How Many Lives? Documentary
Turns a 180-Foot Mural Into a Call for Reflection

How Many Lives? Documentary Film directed by Duda Penteado and produced by Unshakeable Productions explores the impact of local and national gun violence through the eyes of 25 Jersey City high-school and college students who created a 180-foot long mural titled “How Many Lives?” that spans across the back of a series of buildings on Kearney Avenue and is visible from the West Side Avenue light rail station.
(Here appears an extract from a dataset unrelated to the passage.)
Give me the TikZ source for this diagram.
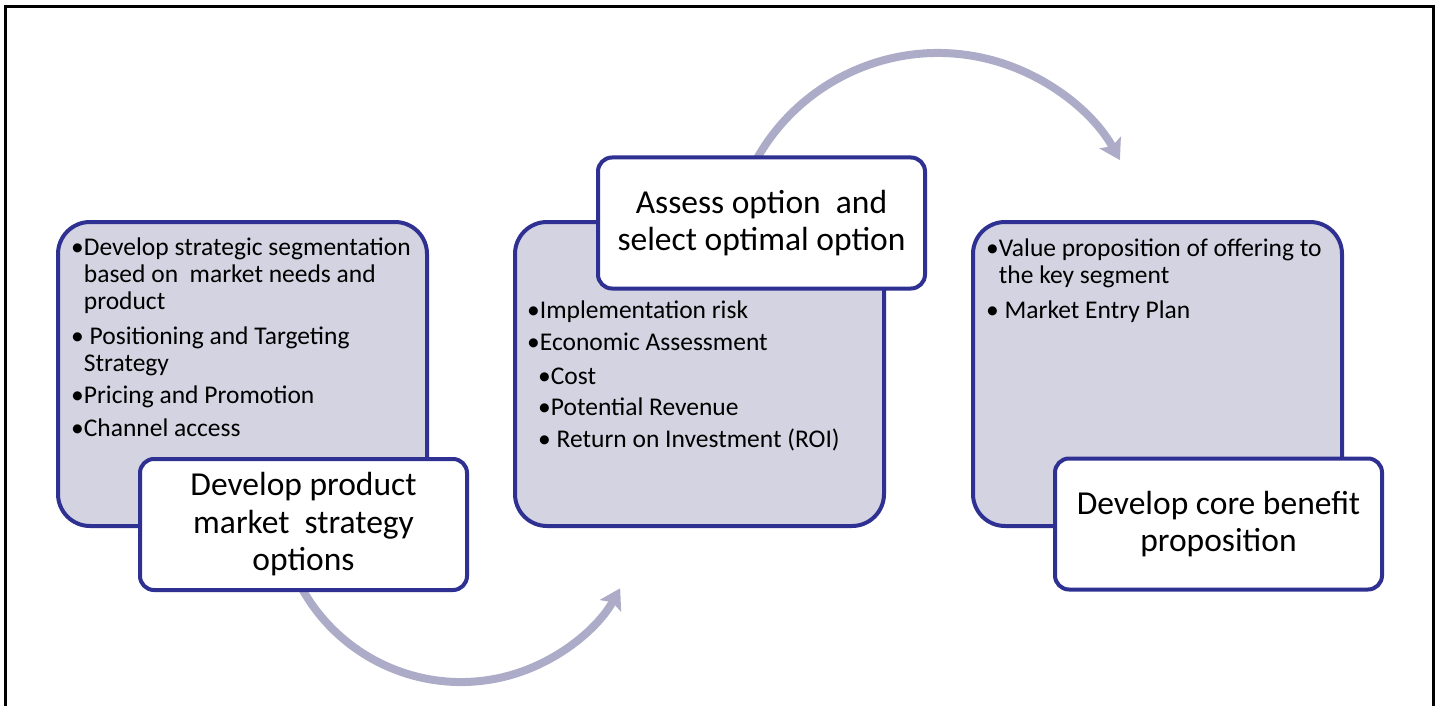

In working with fine artists Duda Penteado and Catherine Hart the film, "How Many Lives?" follows student artists as they depict numerous well-publicized killings and mass murders, some that are local and deeply personal, others that have occurred across the country. Among the images painted by students on the mural are the Sandy Hook Elementary School, the site of one of the deadliest mass school shooting in American history, Philando Castile, who was shot and killed by police during a traffic stop, and a portrait of Jersey City Det. Melvin Vincent Santiago, who was fatally shot in the line of duty in 2014, which was painted by the late Detective's younger brother, Alex Bride.

The Documentary Film is a raw & transparent journey that simultaneously explores the American gun-control dilemma on a national and macro-level while venturing through the mirco-complexities that are experienced by a vulnerable group of teens in Jersey City who’ve been directly impacted by the unfortunate deadly reality of having lost loved ones to gun violence.

Duda Penteado, who directed the documentary and mentored the students as they painted the mural, takes the audience on an artistic journey beyond the barrel of a smoking gun throughout the film while exploring the tremendously weighty entanglements of the controversial issue of gun violence. Duda hopes America may be at a "turning point" in how gun violence is viewed.

"Art can facilitate a conversation," he said. "When you see an artwork, it takes you to a deeper level of thinking."

The Film also features the National March For Our Lives Rally in Washington D.C and the March For Our Lives Rally in Jersey City. The Film illuminates the voices of Gun Violence Survivors and the Youth as they explore Gun Violence as the Public Health Epidemic it is.

"My childhood friend, he was shot in broad daylight ... Nobody called the cops, nobody called the ambulance, people just pulled out their phones and recorded him, watching him struggle for his life," Student Artist Saidah Abdulkarim says in the film's trailer.

The social, political, and economic inquisitions that the film provokes is nothing short of brilliant because it aims to remain neutral and objective to its title. The Film is not only a call to action but a broader introspection about how the arts is a vehicle to steer the culture towards mutuality and collective understanding amidst tribalist extremes.

Instead of pushing the Jersey City teens to petition their legislators, which he is not adverse to, he challenges a discussion about the way people see & perceive the world around them through emotion, fear, and structures of government.